Official Release
High Technology (Condensed)
Our rover design is not only capable of performing the actions required by the Google Lunar X-Prize but it would also be able to complete other scientific missions. This page discusses some key points about our rover design. More information can be found at each respective page.
Wheel Design:
We decided to use a 5 wheel design. In the wheel layout, there would be four stationary powered wheels in the front and one heavily powered wheel that would turn the rover and generally control its movements. The front two wheels, in our design, do not need to have separate power, as one motor per axil will be sufficient. However, the back wheel is connected to its own motor and power supply.
Encountering Driving Difficulties:
In a worst case scenario, the rover may encounter difficulties while exploring the surface of the moon. In some cases the rover may actually flip and roll onto its backside. Normally at this point in time the command center would not be able to recover and people’s spirits would be broken. However Ontic Development has found a way to incorporate the Linear Induction Magnet technology into its design.
In this scene the rover is traveling on a steep bank, when suddenly and dramatically the rover flips and slides down the bank. Stuck at the bottom of the crater, covered in moon dust, the rover seems defeated. But strategically placed Linear Induction Magnets will save the rover.
They are placed in four points around the rover, and are normally balanced in such a way to distribute weight equally and can move up or down to continuously provide balance. In this imbalance, the rover would begin its chiquenaude, where all four of the magnets extract upwards to its maximum extent. Two (on one side) will extend in the opposite direction as the other two. (Like a car jack would push a car up on one side, the two magnets act as two car jacks.) All four of the magnets accelerate using the linear induction magnet technology.
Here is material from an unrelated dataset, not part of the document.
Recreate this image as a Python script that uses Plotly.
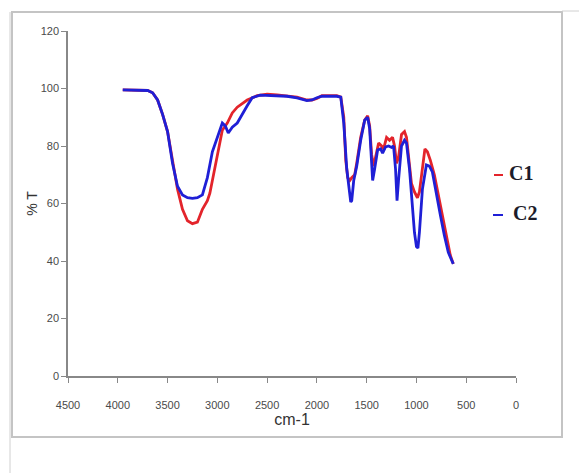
import plotly.graph_objects as go

# ---- data ----
c1_wn = [3950, 3800, 3700, 3650, 3600, 3550, 3500, 3450, 3400, 3350, 3300, 3250, 3200, 3150, 3100, 3075,
         3040, 3000, 2950, 2900, 2850, 2800, 2700, 2600, 2500, 2400, 2300, 2200, 2100, 2050, 2000,
         1950, 1800, 1760, 1730, 1710, 1690, 1670, 1650, 1620, 1600, 1560, 1520, 1490, 1470, 1450,
         1430, 1410, 1380, 1350, 1330, 1300, 1270, 1240, 1220, 1200, 1180, 1150, 1120, 1100, 1070,
         1050, 1020, 990, 970, 940, 915, 890, 860, 820, 780, 740, 700, 660, 630]
c1_t = [99.5, 99.5, 99.3, 98.5, 96, 91, 85, 75, 65, 58, 54, 53, 53.5, 58, 61, 63.6,
        70, 76, 85.5, 88, 91.5, 93.5, 96, 97.5, 98, 97.8, 97.5, 97, 96, 96, 96.5,
        97.5, 97.5, 97, 90, 75, 69, 68, 69, 70, 74, 83, 89, 90.5, 87, 77,
        73, 76, 81, 80, 79, 83, 82, 83, 80, 74, 76, 84, 85, 83, 74,
        67, 64, 62, 64, 72, 79, 78, 75, 70, 63, 55, 48, 42, 39]

c2_wn = [3950, 3800, 3700, 3650, 3600, 3550, 3500, 3450, 3400, 3350, 3300, 3250, 3200, 3150, 3100, 3050,
         3000, 2950, 2920, 2890, 2850, 2800, 2700, 2650, 2570, 2400, 2300, 2200, 2100, 2050, 2000,
         1950, 1800, 1760, 1730, 1700, 1680, 1660, 1650, 1630, 1600, 1560, 1520, 1490, 1470, 1450,
         1440, 1420, 1390, 1360, 1340, 1310, 1280, 1250, 1230, 1210, 1195, 1180, 1150, 1120, 1100,
         1070, 1040, 1020, 1000, 985, 970, 940, 900, 870, 840, 800, 760, 720, 680, 630]
c2_t = [99.5, 99.5, 99.3, 98.5, 96, 91, 85, 74, 66, 63, 62, 61.8, 62, 63, 69, 78,
        83, 88, 87, 84.5, 86.5, 88, 94, 96.8, 97.7, 97.5, 97.3, 96.7, 95.8, 96, 96.8,
        97.3, 97.3, 97, 88, 72, 65, 60.5, 61, 68, 73, 82, 89, 90, 86, 75,
        68, 72, 78.6, 79, 77.5, 79.7, 80, 79.5, 80, 72, 61, 68, 80, 82, 81,
        72, 58, 50, 45, 44.5, 50, 65, 73.4, 73, 71, 63, 56, 49, 43, 39]

series_names = ["C1", "C2"]
series_colors = ["#e3242b", "#1f1fd6"]
x_ticks = [4500, 4000, 3500, 3000, 2500, 2000, 1500, 1000, 500, 0]
y_ticks = [0, 20, 40, 60, 80, 100, 120]

OFF = 8  # page body margin
W, H = 587 - OFF, 473 - OFF
L, R, T, B = 68, 516, 31, 376  # plot area in reference-page pixels


def px(x):
    return (x - L) / (R - L)


def py(y):
    return (B - y) / (B - T)


fig = go.Figure()
for wn, t, name, col in [(c1_wn, c1_t, series_names[0], series_colors[0]),
                         (c2_wn, c2_t, series_names[1], series_colors[1])]:
    fig.add_trace(go.Scatter(x=wn, y=t, mode="lines", name=name,
                             line=dict(color=col, width=2.8), showlegend=False))

axis_font = dict(family="Liberation Sans, Arial, sans-serif", size=11, color="#4a4a4a")

fig.update_layout(
    width=W, height=H,
    margin=dict(l=L - OFF, r=W - (R - OFF), t=T - OFF, b=H - (B - OFF), pad=0),
    paper_bgcolor="white", plot_bgcolor="white",
    xaxis=dict(range=[4500, 0], tickvals=x_ticks, ticks="outside", ticklen=5,
               tickcolor="#888888", showline=True, linecolor="#888888", linewidth=1.5,
               showgrid=False, zeroline=False, tickfont=axis_font, ticklabelstandoff=13,
               title=dict(text="cm-1", font=dict(family="Liberation Sans, Arial, sans-serif",
                                                   size=16, color="#333333"), standoff=0)),
    yaxis=dict(range=[0, 120], tickvals=y_ticks, ticks="outside", ticklen=5,
               tickcolor="#888888", showline=True, linecolor="#888888", linewidth=1.5,
               showgrid=False, zeroline=False, tickfont=axis_font,
               title=dict(text="% T", font=dict(family="Liberation Sans, Arial, sans-serif",
                                                  size=14, color="#333333"), standoff=0)),
)

shapes = []
# outer chart frame
shapes.append(dict(type="rect", xref="paper", yref="paper",
                   x0=px(12), x1=px(562), y0=py(437), y1=py(12),
                   line=dict(color="#c4c4c4", width=2), layer="below"))
# page lines
shapes.append(dict(type="line", xref="paper", yref="paper",
                   x0=px(10), x1=px(10), y0=py(12), y1=py(473),
                   line=dict(color="#d0d0d0", width=1)))
shapes.append(dict(type="line", xref="paper", yref="paper",
                   x0=px(562), x1=px(587), y0=py(11), y1=py(11),
                   line=dict(color="#d0d0d0", width=1)))
# legend dashes
for i, (yy, x0, x1) in enumerate([(175, 494, 503), (215, 493, 503)]):
    shapes.append(dict(type="line", xref="paper", yref="paper",
                       x0=px(x0), x1=px(x1), y0=py(yy), y1=py(yy),
                       line=dict(color=series_colors[i], width=2)))
fig.update_layout(shapes=shapes)

annotations = []
for i, (yy, xx) in enumerate([(173, 507), (213, 511)]):
    annotations.append(dict(xref="paper", yref="paper", x=px(xx), y=py(yy),
                            text="<b>%s</b>" % series_names[i], showarrow=False,
                            xanchor="left", yanchor="middle",
                            font=dict(family="Liberation Serif, Times New Roman, serif",
                                      size=20, color="#1c1c2a")))
fig.update_layout(annotations=annotations)

fig.write_html("out.html")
Two extend and stop to adjust the weight, and the other simultaneously pound into the moon to flip the rover over.
After the flip the rover will readjust the magnets and gently let the wheels touch the ground. In the current scenario, the back wheel will used to push itself out of the crater and complete its mission, return to the “Impact” vehicle and preform a self cleaning.
Wi-Fi On the Moon
Essentially the rover will need a simple quick way to communicate video, images and commands to the “Impact” vehicle which acts like a relay before the information is sent to a satellite and down to earth.
Unfortunately our normal Wi-Fi technology only allows for about 100-150+ feet of solid signal strength without obstructions, however Wi-Max the of long distance high speed data transmit is perfect four our situation. A lower power radio frequency can also be used should the rover loose Wi-Max connection with the relay module. A 64GB Solid State Memory hard drive inside the rover will be able to withstand these harsh conditions and store media when it cannot transfer the data faster than it is capturing it.
Dust = Evil
Another major problem on the moon is dust. While roving around the moon, the rover will pick up an unimaginable amount of moon dust which seems to get itself stuck in every crevice could leave a normal rover inoperable. Ontic Development has found a few simple ways to remove these dust problems.
The first way is for out exploring the rover can stop and vibrate certain parts of the rover using haptic motors, gently shaking the dust off the rover. Back at the “Impact” vehicle, the rover can re-board to recharge and also be cleaned.
Once inside the compartment the doors reseal and pressurize the interior. Jets of compressed air will move over the rover, and small moveable arms will target problem areas.
The rover can be fully cleaned; the air used from cleaning will be filtered via vacuuming the air, filtering all of the dust and the refilling the compressed air tanks.
These are just a few of the many awesome features designed by Ontic Development Group.